“I’m not saying that the capacity to intercept the communications is not valuable,” said Charles (Sam) Faddis, a former C.I.A. counterterror chief. “Clearly that’s valuable.” Nonetheless, he added, it is a mistake to rely heavily on bulk surveillance programs in isolation.
“You’re going to waste a lot of money, you’re going to waste a lot of time,” Faddis said. “At the end, you’re going have very little to show for it.”
The article as a whole demonstrates that in a manner I’m fairly shocked about. The NSA failed to recognize what it had in intelligence collected on Headley’s role in the attack even after the attack because they hadn’t correlated his known birth name with the name he adopted in the US.
Headley represents another potential stream of intelligence that could have made a difference before Mumbai. He is serving 35 years in prison for his role. He was a Pakistani-American son of privilege who became a heroin addict, drug smuggler and DEA informant, then an Islamic terrorist and Pakistani spy, and finally, a prize witness for U.S. prosecutors.
In recounting that odyssey, we previously explored half a dozen missed opportunities by U.S. law enforcement to pursue tips from Headley’s associates about his terrorist activity. New reporting and analysis traces Headley’s trail of suspicious electronic communications as he did reconnaissance missions under the direction of Lashkar and Pakistan’s Inter-Services Intelligence Directorate (ISI).
Headley discussed targets, expressed extremist sentiments and raised other red flags in often brazen emails, texts and phone calls to his handlers, one of whom worked closely on the plot with Shah, the Lashkar communications chief targeted by the British.
U.S. intelligence officials disclosed to me for the first time that, after the attacks, intensified N.S.A. monitoring of Pakistan did scoop up some of Headley’s suspicious emails. But analysts did not realize he was a U.S.-based terrorist involved in the Mumbai attacks who was at work on a new plot against Denmark, officials admitted.
The sheer volume of data and his use of multiple email addresses and his original name, Daood Gilani, posed obstacles, U.S. intelligence officials said. To perfect his cover as an American businessman, Headley had legally changed his name in 2006.
“They detected a guy named ‘Gilani’ writing to bad guys in Pakistan, communicating with terror and ISI nodes,” a senior U.S. intelligence official said. “He wrote also in fluent Urdu, which drew interest. Linking ‘Gilani’ to ‘Headley’ took a long time. The N.S.A. was looking at those emails post-Mumbai. It was not clear to them who he was.”
As I’ve explained, one of the things NSA does with all its data is to “correlate” selectors, so that it maps a picture of all the Internet and telecom (and brick and mortar, where they have HUMINT) activities of a person using the multiple identities that have become common in this day and age. This is a core function of the NSA’s dragnets, and it works automatically on EO 12333 data (and worked automatically on domestically-collected phone and — probably — Internet metadata until 2009).

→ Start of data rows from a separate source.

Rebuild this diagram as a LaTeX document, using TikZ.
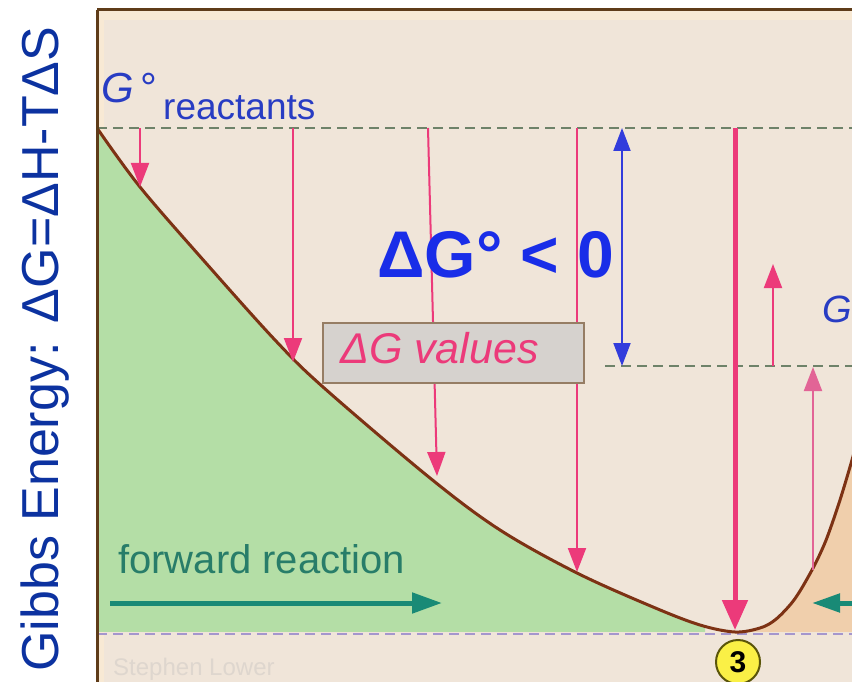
\documentclass[tikz,border=0pt]{standalone}
\usepackage{fontspec}
\setmainfont{Liberation Sans}
\usetikzlibrary{arrows.meta}
\definecolor{bgc}{RGB}{240,229,217}
\definecolor{stripc}{RGB}{248,233,212}
\definecolor{framec}{RGB}{95,60,25}
\definecolor{greenc}{RGB}{180,222,166}
\definecolor{peachc}{RGB}{240,207,172}
\definecolor{curvec}{RGB}{125,50,20}
\definecolor{dashgc}{RGB}{110,130,105}
\definecolor{dashlc}{RGB}{165,150,205}
\definecolor{pinkc}{RGB}{236,58,122}
\definecolor{lpinkc}{RGB}{226,100,150}
\definecolor{bluec}{RGB}{50,60,220}
\definecolor{labelblue}{RGB}{12,50,160}
\definecolor{gblue}{RGB}{40,60,195}
\definecolor{bigblue}{RGB}{25,45,232}
\definecolor{tealc}{RGB}{25,138,118}
\definecolor{tealt}{RGB}{40,125,105}
\definecolor{boxgray}{RGB}{214,210,206}
\definecolor{boxbrown}{RGB}{150,125,100}
\definecolor{yellowc}{RGB}{250,240,70}
\definecolor{ringc}{RGB}{90,85,10}
\definecolor{wmc}{RGB}{222,214,206}
\begin{document}
\begin{tikzpicture}[x=1pt,y=-1pt,
  pinkarrow/.style={draw=pinkc, line width=2pt, -{Triangle[width=18pt,length=24pt]}},
  thickpink/.style={draw=pinkc, line width=5pt, -{Triangle[width=25pt,length=30pt]}},
  bluearrow/.style={draw=bluec, line width=2pt, {Triangle[width=17pt,length=23pt]}-{Triangle[width=17pt,length=23pt]}},
  tealarrow/.style={draw=tealc, line width=5pt, -{Triangle[width=20pt,length=30pt]}},
  dashg/.style={draw=dashgc, line width=2pt, dash pattern=on 10pt off 6pt},
  dashl/.style={draw=dashlc, line width=2pt, dash pattern=on 10pt off 6pt},
  txt/.style={inner sep=0pt, anchor=base west}]
\useasboundingbox (0,0) rectangle (852,682);
% frame background
\fill[bgc] (97,10) rectangle (852,682);
\fill[stripc] (97,10) rectangle (852,20);
\fill[stripc] (97,10) rectangle (104,682);
\begin{scope}
\clip (97,10) rectangle (852,682);
% green fill under the left branch
\begin{scope}
\clip (97,10) rectangle (705,631);
\fill[greenc] (97,128) -- plot[smooth, tension=0.55] coordinates {(97,128) (140,187) (205,262) (275,340) (323,387) (430,478) (500,530) (577,573) (653,607) (700,625) (735,632) (760,628) (775,620) (790,605) (800,591) (812,570) (820,554) (828,535) (840,500) (852,460) (860,430)} -- (860,640) -- (97,640) -- cycle;
\end{scope}
% peach fill under right branch
\begin{scope}
\clip (735,10) rectangle (852,631);
\fill[peachc] (97,128) -- plot[smooth, tension=0.55] coordinates {(97,128) (140,187) (205,262) (275,340) (323,387) (430,478) (500,530) (577,573) (653,607) (700,625) (735,632) (760,628) (775,620) (790,605) (800,591) (812,570) (820,554) (828,535) (840,500) (852,460) (860,430)} -- (860,640) -- (97,640) -- cycle;
\end{scope}
% dashed levels
\coordinate (ul) at (97,128); \coordinate (ur) at (852,128);
\coordinate (ml) at (605,366); \coordinate (mr) at (852,366);
\coordinate (ll) at (97,634); \coordinate (lr) at (852,634);
\draw[dashg] (ul) -- (ur);
\draw[dashg] (ml) -- (mr);
\draw[dashl] (ll) -- (lr);
% curve
\draw[curvec, line width=3pt] plot[smooth, tension=0.55] coordinates {(97,128) (140,187) (205,262) (275,340) (323,387) (430,478) (500,530) (577,573) (653,607) (700,625) (735,632) (760,628) (775,620) (790,605) (800,591) (812,570) (820,554) (828,535) (840,500) (852,460) (860,430)};
% arrows from reactant level to the curve
\coordinate (a1s) at (140,128); \coordinate (a1e) at (140,187);
\coordinate (a2s) at (293,128); \coordinate (a2e) at (293,362);
\coordinate (a3s) at (428,128); \coordinate (a3e) at (437,476);
\coordinate (a4s) at (577,128); \coordinate (a4e) at (577,572);
\coordinate (a5s) at (735,128); \coordinate (a5e) at (735,630);
\coordinate (b1) at (622,128); \coordinate (b2) at (622,366);
\coordinate (u1s) at (773,366); \coordinate (u1e) at (773,264);
\coordinate (u2s) at (813,570); \coordinate (u2e) at (813,367);
\draw[pinkarrow] (a1s) -- (a1e);
\draw[pinkarrow] (a2s) -- (a2e);
\draw[pinkarrow] (a3s) -- (a3e);
\draw[pinkarrow] (a4s) -- (a4e);
\draw[thickpink] (a5s) -- (a5e);
\draw[bluearrow] (b1) -- (b2);
\draw[pinkarrow] (u1s) -- (u1e);
\draw[pinkarrow, draw=lpinkc] (u2s) -- (u2e);
% teal arrows
\coordinate (f1) at (110,603); \coordinate (f2) at (442,603);
\coordinate (r1) at (860,603); \coordinate (r2) at (812,603);
\draw[tealarrow] (f1) -- (f2);
\draw[tealarrow, -{Triangle[width=18pt,length=28pt]}] (r1) -- (r2);
% Delta G values box
\node[draw=boxbrown, fill=boxgray, line width=2pt, minimum width=261pt, minimum height=60pt, inner sep=0pt, anchor=north west] (dgbox) at (322,322) {};
\node[txt, text=pinkc, font=\fontsize{43}{43}\selectfont\itshape] (dgtext) at (340,363) {ΔG values};
% texts
\node[txt, text=gblue, font=\fontsize{42}{42}\selectfont] (gdeg) at (101,103) {\textit{G}\,°};
\node[txt, text=gblue, font=\fontsize{37}{37}\selectfont] (react) at (163,120) {reactants};
\node[txt, text=bigblue, font=\fontsize{66}{66}\selectfont\bfseries] (dg0) at (377,277) {ΔG° < 0};
\node[txt, text=gblue, font=\fontsize{38}{38}\selectfont\itshape] (gprod) at (822,322) {G};
\node[txt, text=tealt, font=\fontsize{40}{40}\selectfont] (fwd) at (118,573) {forward reaction};
\node[txt, text=wmc, font=\fontsize{24}{24}\selectfont] (wm) at (113,675) {Stephen Lower};
\node[circle, fill=yellowc, draw=ringc, line width=2pt, minimum size=44pt, inner sep=0pt, font=\fontsize{30}{30}\selectfont\bfseries] (three) at (738,662) {3};
\end{scope}
% frame borders
\draw[framec, line width=3pt] (97,10) -- (852,10);
\draw[framec, line width=3pt] (97,10) -- (97,682);
% axis label
\node[txt, rotate=90, text=labelblue, font=\fontsize{52}{52}\selectfont] (ylabel) at (58,672) {Gibbs Energy: ΔG=ΔH-TΔS};
\end{tikzpicture}
\end{document}
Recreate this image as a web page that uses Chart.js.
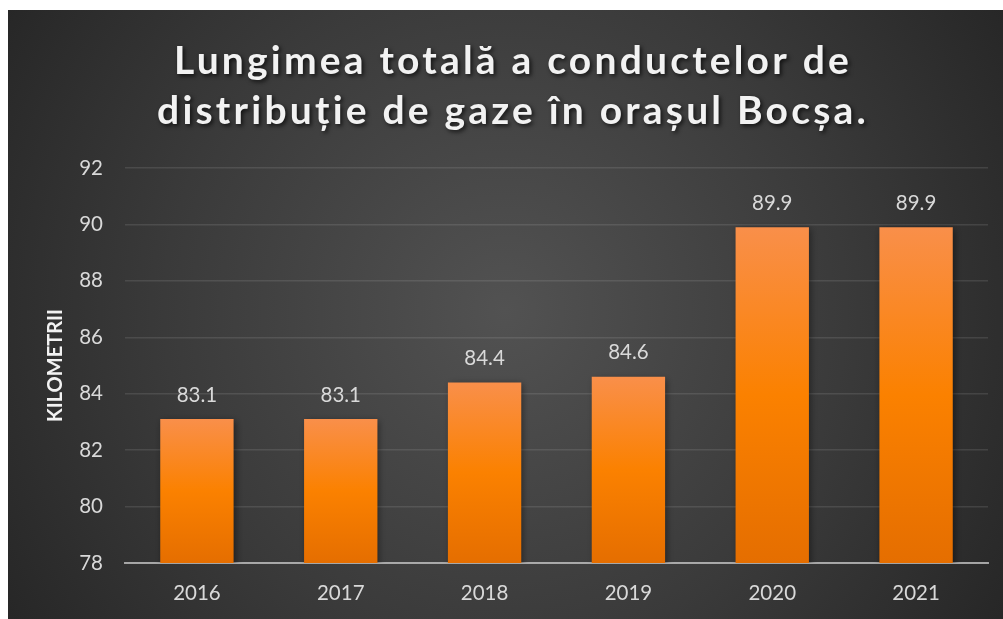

When you think about it, there are some easy ways of matching online identities (going to a provider, mapping some IP addresses). And even the matching of “burner” IDs can be done with 94% accuracy, at least within AT&T’s system, according to AT&T’s own claims.
The NSA says they didn’t do so here because Headley had changed his name.
Headley, recall, was a DEA informant. Which means, unless these intelligence agencies are far more incompetent than I believe they are, this information was sitting in a government file somewhere: “Daood Gilani, the name of a known Urdu-fluent informant DEA sent off to Pakistan to hang out with baddies = David Headley.” Unless Headley adopted the new name precisely because he knew it would serve to throw the IC off his trail.
And yet … NSA claims it could not, and did not, correlate those two identities and as a result didn’t even realize Headley was involved in the Mumbai bombing even after the attack.
Notably, they claim they did not do so because of the “sheer volume of data.”
In short, according to the NSA’s now operative story (you should click through to read the flaccid apologies the IC offered up for lying about the value of Sections 215 and 702 in catching Headley), the NSA’s dragnet failed at one of its core functions because it is drowning in data.